**Work required:** Copy all of the material word for word, except for the pictures.

= = =

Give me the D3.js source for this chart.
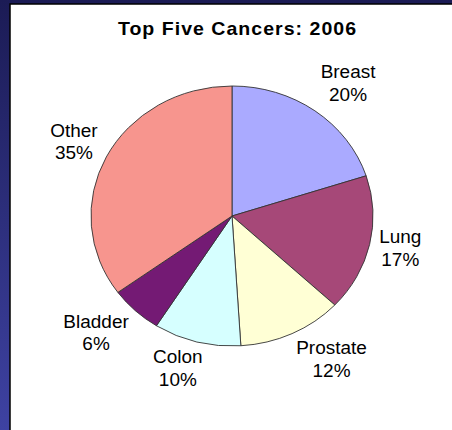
<!DOCTYPE html>
<html><head><meta charset="utf-8">
<script src="https://cdn.jsdelivr.net/npm/d3@7"></script>
<style>html,body{margin:0;padding:0;background:#1e1e5a;}svg{display:block;}</style>
</head><body>
<svg id="c" width="452" height="430"></svg>
<script>
const categories = ["Breast", "Lung", "Prostate", "Colon", "Bladder", "Other"];
const values = [20, 17, 12, 10, 6, 35];
const colors = ["#aaaaff", "#a64878", "#ffffd5", "#d6ffff", "#741a74", "#f7958e"];
const title = "Top Five Cancers: 2006";

const svg = d3.select("#c");
const W = 452, H = 430;
const defs = svg.append("defs");
const grad = defs.append("linearGradient").attr("id","bg").attr("x1",0).attr("y1",0).attr("x2",0).attr("y2",1);
grad.append("stop").attr("offset","0%").attr("stop-color","#1b1b55");
grad.append("stop").attr("offset","100%").attr("stop-color","#3e42a2");
svg.append("rect").attr("width",W).attr("height",H).attr("fill","url(#bg)");
// white panel
svg.append("rect").attr("x",10).attr("y",4).attr("width",W).attr("height",H).attr("fill","#fff")
  .attr("stroke","#000").attr("stroke-width",1.5);

const sx = 1.085;
const font = "'Liberation Sans', Arial, sans-serif";
svg.append("g").attr("transform",`translate(237.5,35) scale(${sx},1)`)
  .append("text").attr("text-anchor","middle").attr("font-family",font)
  .attr("font-weight","bold").attr("font-size",18).attr("letter-spacing","0.95px")
  .attr("fill","#000").text(title);

const R = 130;
const g = svg.append("g").attr("transform",`translate(232,216) scale(${sx},1)`);
const pie = d3.pie().sort(null).value(d => d.v)(categories.map((c,i)=>({c, v: values[i], col: colors[i]})));
const arc = d3.arc().innerRadius(0).outerRadius(R);
g.selectAll("path.s").data(pie).join("path").attr("class","s")
  .attr("d", arc).attr("fill", d => d.data.col)
  .attr("stroke","#333").attr("stroke-width",0.9).attr("vector-effect","non-scaling-stroke");

const fs = 17.5, lh = 22.7, capTop = 12.5, capBot = 3, D = R + 9;
const total = d3.sum(values);
const clamp = v => Math.max(0, Math.min(1, v));
pie.forEach(d => {
  const a = (d.startAngle + d.endAngle)/2;
  const s = Math.sin(a), c = -Math.cos(a);
  const t = g.append("text").attr("text-anchor","middle").attr("font-family",font)
    .attr("font-size",fs).attr("fill","#000");
  const t1 = t.append("tspan").attr("x",0).text(d.data.c);
  const t2 = t.append("tspan").attr("x",0).text(Math.round(d.data.v/total*100) + "%");
  const w = Math.max(t1.node().getComputedTextLength(), t2.node().getComputedTextLength());
  const h = capTop + lh + capBot;
  const fx = clamp(Math.abs(s)*2.7), fy = clamp(Math.abs(c)*1.35 - 0.1);
  const cx = s*D + Math.sign(s)*fx*w/2;
  const cy = c*D + Math.sign(c)*fy*h/2;
  const y1 = cy - h/2 + capTop;
  t1.attr("x", cx).attr("y", y1);
  t2.attr("x", cx).attr("y", y1 + lh);
});
</script>
</body></html>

= = =

**In response:**
Give me the D3.js source for this chart.
<!DOCTYPE html>
<html><head><meta charset="utf-8">
<script src="https://cdn.jsdelivr.net/npm/d3@7"></script>
<style>html,body{margin:0;padding:0;background:#1e1e5a;}svg{display:block;}</style>
</head><body>
<svg id="c" width="452" height="430"></svg>
<script>
const categories = ["Breast", "Lung", "Prostate", "Colon", "Bladder", "Other"];
const values = [20, 17, 12, 10, 6, 35];
const colors = ["#aaaaff", "#a64878", "#ffffd5", "#d6ffff", "#741a74", "#f7958e"];
const title = "Top Five Cancers: 2006";

const svg = d3.select("#c");
const W = 452, H = 430;
const defs = svg.append("defs");
const grad = defs.append("linearGradient").attr("id","bg").attr("x1",0).attr("y1",0).attr("x2",0).attr("y2",1);
grad.append("stop").attr("offset","0%").attr("stop-color","#1b1b55");
grad.append("stop").attr("offset","100%").attr("stop-color","#3e42a2");
svg.append("rect").attr("width",W).attr("height",H).attr("fill","url(#bg)");
// white panel
svg.append("rect").attr("x",10).attr("y",4).attr("width",W).attr("height",H).attr("fill","#fff")
  .attr("stroke","#000").attr("stroke-width",1.5);

const sx = 1.085;
const font = "'Liberation Sans', Arial, sans-serif";
svg.append("g").attr("transform",`translate(237.5,35) scale(${sx},1)`)
  .append("text").attr("text-anchor","middle").attr("font-family",font)
  .attr("font-weight","bold").attr("font-size",18).attr("letter-spacing","0.95px")
  .attr("fill","#000").text(title);

const R = 130;
const g = svg.append("g").attr("transform",`translate(232,216) scale(${sx},1)`);
const pie = d3.pie().sort(null).value(d => d.v)(categories.map((c,i)=>({c, v: values[i], col: colors[i]})));
const arc = d3.arc().innerRadius(0).outerRadius(R);
g.selectAll("path.s").data(pie).join("path").attr("class","s")
  .attr("d", arc).attr("fill", d => d.data.col)
  .attr("stroke","#333").attr("stroke-width",0.9).attr("vector-effect","non-scaling-stroke");

const fs = 17.5, lh = 22.7, capTop = 12.5, capBot = 3, D = R + 9;
const total = d3.sum(values);
const clamp = v => Math.max(0, Math.min(1, v));
pie.forEach(d => {
  const a = (d.startAngle + d.endAngle)/2;
  const s = Math.sin(a), c = -Math.cos(a);
  const t = g.append("text").attr("text-anchor","middle").attr("font-family",font)
    .attr("font-size",fs).attr("fill","#000");
  const t1 = t.append("tspan").attr("x",0).text(d.data.c);
  const t2 = t.append("tspan").attr("x",0).text(Math.round(d.data.v/total*100) + "%");
  const w = Math.max(t1.node().getComputedTextLength(), t2.node().getComputedTextLength());
  const h = capTop + lh + capBot;
  const fx = clamp(Math.abs(s)*2.7), fy = clamp(Math.abs(c)*1.35 - 0.1);
  const cx = s*D + Math.sign(s)*fx*w/2;
  const cy = c*D + Math.sign(c)*fy*h/2;
  const y1 = cy - h/2 + capTop;
  t1.attr("x", cx).attr("y", y1);
  t2.attr("x", cx).attr("y", y1 + lh);
});
</script>
</body></html>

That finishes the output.